The numbers with runners in scoring position show how devastating he has become under pressure. Opponents are hitting just .100 against him in those situations this season.

This is Cy Young-level dominance. The Dodgers backed him with just enough offense.

Teoscar Hernández added a sacrifice fly in the second inning. Kyle Tucker delivered an RBI single in the fifth. Hernández crushed a towering homer into the second deck in the ninth to finish things off.

But this game belonged to pitching.

After Ohtani exited at 88 pitches,  the heavy workload of hitting and pitching clearly part of the calculation, the Dodgers bullpen kept rolling. Edgardo Henriquez, Blake Treinen, Kyle Hurt and Will Klein combined to finish the shutout.

The Dodgers have now thrown 15 consecutive scoreless innings against San Diego and the bullpen has piled up 28 straight scoreless innings overall, the franchise’s longest streak since 1998.

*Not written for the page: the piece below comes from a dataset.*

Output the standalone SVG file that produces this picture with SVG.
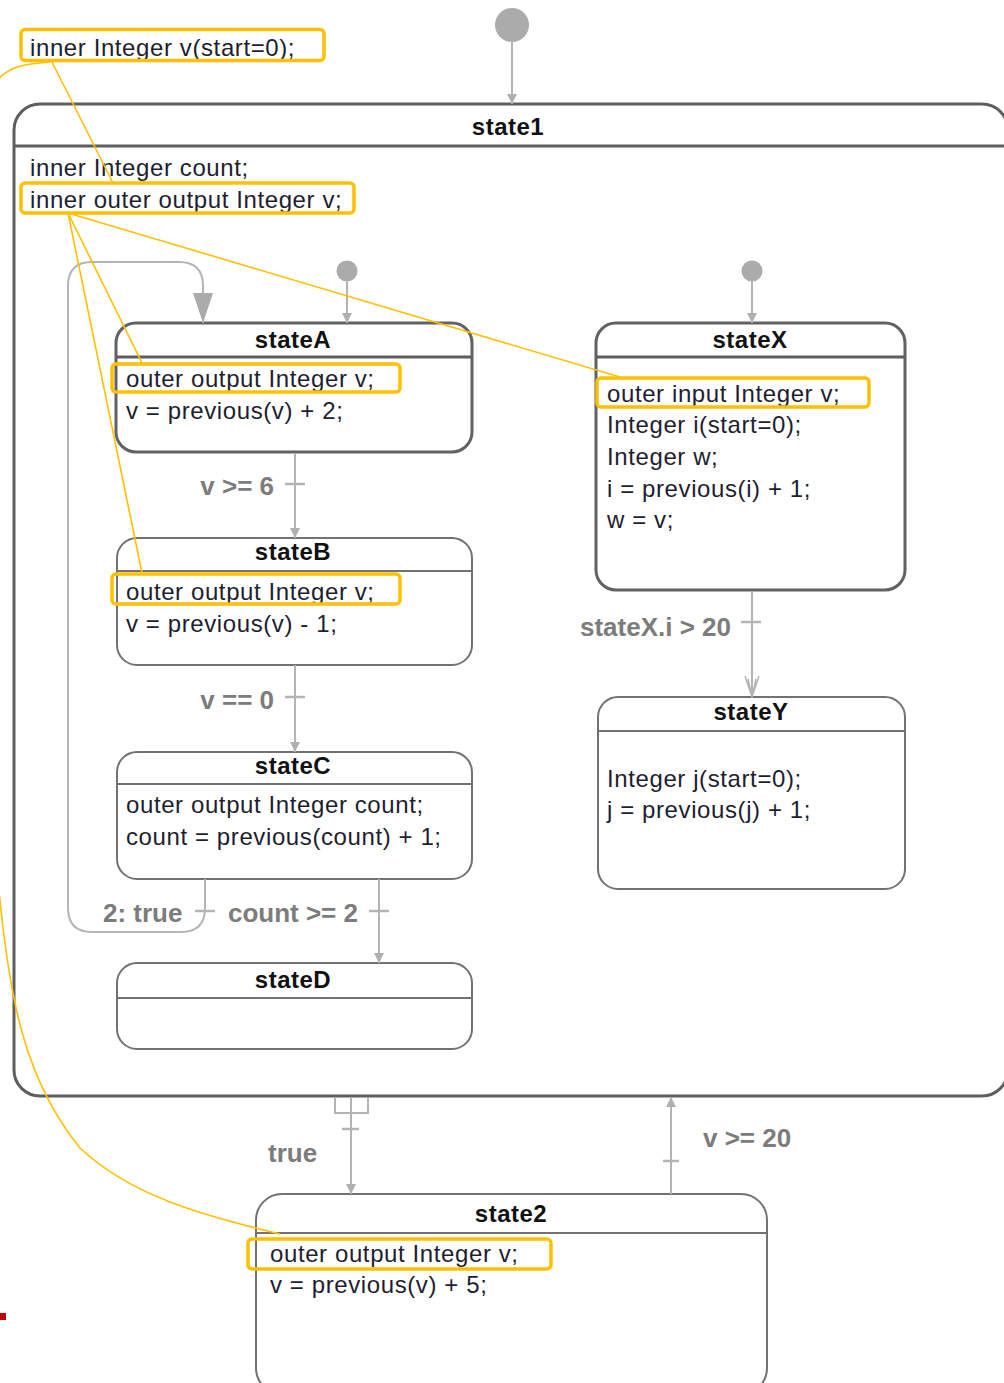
<svg xmlns="http://www.w3.org/2000/svg" width="1004" height="1383" viewBox="0 0 1004 1383">
<style>
.bg{fill:#fff}
.s1{fill:#fff;stroke:#5e5e5e;stroke-width:3}
.sa{fill:#fff;stroke:#626262;stroke-width:3}
.sn{fill:#fff;stroke:#727272;stroke-width:2}
.hd3{stroke:#5e5e5e;stroke-width:3}
.hd2{stroke:#727272;stroke-width:2}
.t{font-family:"Liberation Sans",Arial,sans-serif;font-size:24px;letter-spacing:0.6px;fill:#1e1e30}
.ti{font-family:"Liberation Sans",Arial,sans-serif;font-size:24px;font-weight:bold;letter-spacing:0.5px;fill:#111;text-anchor:middle}
.lb{font-family:"Liberation Sans",Arial,sans-serif;font-size:26px;font-weight:bold;fill:#7c7c7c}
.hl{fill:none;stroke:#FFC000;stroke-width:3.5}
.tr{fill:none;stroke:#b4b4b4;stroke-width:2}
.tk{stroke:#b4b4b4;stroke-width:2.5}
.ini{fill:#ababab}
.yl{fill:none;stroke:#FFC000;stroke-width:1.6}
</style>
<defs>
<marker id="ah" viewBox="0 0 10 12" refX="10" refY="6" markerWidth="10" markerHeight="12" markerUnits="userSpaceOnUse" orient="auto">
<path d="M0,1 L10,6 L0,11 Z" fill="#b0b0b0"/>
</marker>
<marker id="ahb" viewBox="0 0 30 20" refX="30" refY="10" markerWidth="30" markerHeight="20" markerUnits="userSpaceOnUse" orient="auto">
<path d="M0,0 L30,10 L0,20 Z" fill="#ababab"/>
</marker>
<marker id="aho" viewBox="0 0 22 16" refX="21" refY="8" markerWidth="22" markerHeight="16" markerUnits="userSpaceOnUse" orient="auto">
<path d="M0,1 L21,8 L0,15 M3,4 L21,8 L3,12" fill="none" stroke="#b4b4b4" stroke-width="1.5"/>
</marker>
</defs>
<rect class="bg" x="0" y="0" width="1004" height="1383"/>

<g id="state1">
<rect class="s1" x="14" y="104" width="994" height="992" rx="26"/>
<line class="hd3" x1="14" y1="146" x2="1008" y2="146"/>
<text class="ti" x="508" y="135">state1</text>
<text class="t" x="30" y="176">inner Integer count;</text>
<text class="t" x="30" y="208">inner outer output Integer v;</text>
<rect class="hl" x="21" y="183" width="333" height="30" rx="4"/>
</g>

<g id="decl-v">
<text class="t" x="30" y="56">inner Integer v(start=0);</text>
<rect class="hl" x="21" y="29.5" width="303" height="31" rx="4"/>
</g>

<g id="stateA">
<rect class="sa" x="116" y="323" width="356" height="129" rx="20"/>
<line class="hd3" x1="116" y1="357" x2="472" y2="357"/>
<text class="ti" x="293" y="348">stateA</text>
<text class="t" x="126" y="387">outer output Integer v;</text>
<text class="t" x="126" y="419">v = previous(v) + 2;</text>
<rect class="hl" x="112" y="364" width="288" height="28" rx="4"/>
</g>

<g id="stateB">
<rect class="sn" x="117" y="538" width="355" height="127" rx="20"/>
<line class="hd2" x1="117" y1="571" x2="472" y2="571"/>
<text class="ti" x="293" y="560">stateB</text>
<text class="t" x="126" y="600">outer output Integer v;</text>
<text class="t" x="126" y="632">v = previous(v) - 1;</text>
<rect class="hl" x="112" y="574" width="288" height="30" rx="4"/>
</g>

<g id="stateC">
<rect class="sn" x="117" y="752" width="355" height="127" rx="20"/>
<line class="hd2" x1="117" y1="784" x2="472" y2="784"/>
<text class="ti" x="293" y="774">stateC</text>
<text class="t" x="126" y="813">outer output Integer count;</text>
<text class="t" x="126" y="845">count = previous(count) + 1;</text>
</g>

<g id="stateD">
<rect class="sn" x="117" y="963" width="355" height="86" rx="20"/>
<line class="hd2" x1="117" y1="998" x2="472" y2="998"/>
<text class="ti" x="293" y="988">stateD</text>
</g>

<g id="stateX">
<rect class="sa" x="596" y="323" width="309" height="267" rx="20"/>
<line class="hd3" x1="596" y1="357" x2="905" y2="357"/>
<text class="ti" x="750" y="348">stateX</text>
<text class="t" x="607" y="402">outer input Integer v;</text>
<text class="t" x="607" y="433">Integer i(start=0);</text>
<text class="t" x="607" y="465">Integer w;</text>
<text class="t" x="607" y="497">i = previous(i) + 1;</text>
<text class="t" x="607" y="528">w = v;</text>
<rect class="hl" x="597" y="378" width="272" height="29" rx="4"/>
</g>

<g id="stateY">
<rect class="sn" x="598" y="697" width="307" height="192" rx="20"/>
<line class="hd2" x1="598" y1="731" x2="905" y2="731"/>
<text class="ti" x="751" y="720">stateY</text>
<text class="t" x="607" y="787">Integer j(start=0);</text>
<text class="t" x="607" y="818">j = previous(j) + 1;</text>
</g>

<g id="state2">
<rect class="sn" x="256" y="1194" width="511" height="200" rx="26"/>
<line class="hd2" x1="256" y1="1233" x2="767" y2="1233"/>
<text class="ti" x="511" y="1222">state2</text>
<text class="t" x="270" y="1262">outer output Integer v;</text>
<text class="t" x="270" y="1293">v = previous(v) + 5;</text>
<rect class="hl" x="248" y="1239" width="303" height="30" rx="4"/>
</g>

<g id="initials">
<circle class="ini" cx="512" cy="25" r="17"/>
<circle class="ini" cx="347" cy="271" r="10.5"/>
<circle class="ini" cx="752" cy="271" r="10.5"/>
</g>

<g id="connectors">
<line class="tr" x1="512" y1="40" x2="512" y2="104" marker-end="url(#ah)"/>
<line class="tr" x1="347" y1="280" x2="347" y2="323" marker-end="url(#ah)"/>
<line class="tr" x1="752" y1="280" x2="752" y2="323" marker-end="url(#ah)"/>

<path class="tr" d="M205 879 L205 908 Q205 932 181 932 L92 932 Q68 932 68 908 L68 286 Q68 262 92 262 L179 262 Q203 262 203 286 L203 323" marker-end="url(#ahb)"/>
<line class="tk" x1="195" y1="911" x2="215" y2="911"/>
<text class="lb" x="103" y="922">2: true</text>

<line class="tr" x1="295" y1="453" x2="295" y2="538" marker-end="url(#ah)"/>
<line class="tk" x1="285" y1="484" x2="305" y2="484"/>
<text class="lb" x="274" y="495" text-anchor="end">v &gt;= 6</text>

<line class="tr" x1="295" y1="665" x2="295" y2="752" marker-end="url(#ah)"/>
<line class="tk" x1="285" y1="697" x2="305" y2="697"/>
<text class="lb" x="274" y="709" text-anchor="end">v == 0</text>

<line class="tr" x1="379" y1="879" x2="379" y2="963" marker-end="url(#ah)"/>
<line class="tk" x1="369" y1="911" x2="389" y2="911"/>
<text class="lb" x="358" y="922" text-anchor="end">count &gt;= 2</text>

<line class="tr" x1="752" y1="591" x2="752" y2="697" marker-end="url(#aho)"/>
<line class="tk" x1="741" y1="622" x2="761" y2="622"/>
<text class="lb" x="731" y="636" text-anchor="end">stateX.i &gt; 20</text>

<path class="tr" d="M335 1097 L335 1113 L368 1113 L368 1097"/>
<line class="tr" x1="351" y1="1097" x2="351" y2="1194" marker-end="url(#ah)"/>
<line class="tk" x1="342" y1="1129" x2="359" y2="1129"/>
<text class="lb" x="268" y="1162">true</text>

<line class="tr" x1="671" y1="1194" x2="671" y2="1097" marker-end="url(#ah)"/>
<line class="tk" x1="663" y1="1161" x2="679" y2="1161"/>
<text class="lb" x="703" y="1147">v &gt;= 20</text>
</g>

<g id="links">
<line class="yl" x1="52" y1="62" x2="113" y2="183"/>
<line class="yl" x1="68" y1="213" x2="142" y2="363"/>
<line class="yl" x1="68" y1="213" x2="142" y2="573"/>
<line class="yl" x1="68" y1="213" x2="620" y2="377"/>
<path class="yl" d="M50 62 C25 64 8 66 -4 82 C-30 300 -30 700 0 900 C10 1000 25 1080 80 1148 C130 1195 200 1215 280 1234"/>
</g>

<rect x="0" y="1313" width="6" height="7" fill="#c00000"/>
</svg>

Hurt, in particular, continues looking like one of Roberts’ most trusted high-leverage weapons. He has now thrown 13 innings without allowing an earned run, lowering his ERA to 0.64.

And while the Dodgers continue piling up wins, the larger picture is becoming impossible to ignore.

Through 25 road games this season, the Dodgers have:

  • 16 wins

  • A plus-80 run differential

  • Twice as many home runs hit as allowed (36 to 18)

The only other team in Major League history to accomplish all of that through 25 road games was the 1902 Pittsburgh Pirates.

That’s the company this Dodgers team is entering now. And at the center of it all is Ohtani, who somehow continues redefining what a baseball superstar can look like.

Ohtani was asked after the game about balancing his identities as a hitter and pitcher, Ohtani gave the simplest answer of the night.

“It’s just the probability of winning the game.”

Right now, nobody in baseball increases those odds more than he does.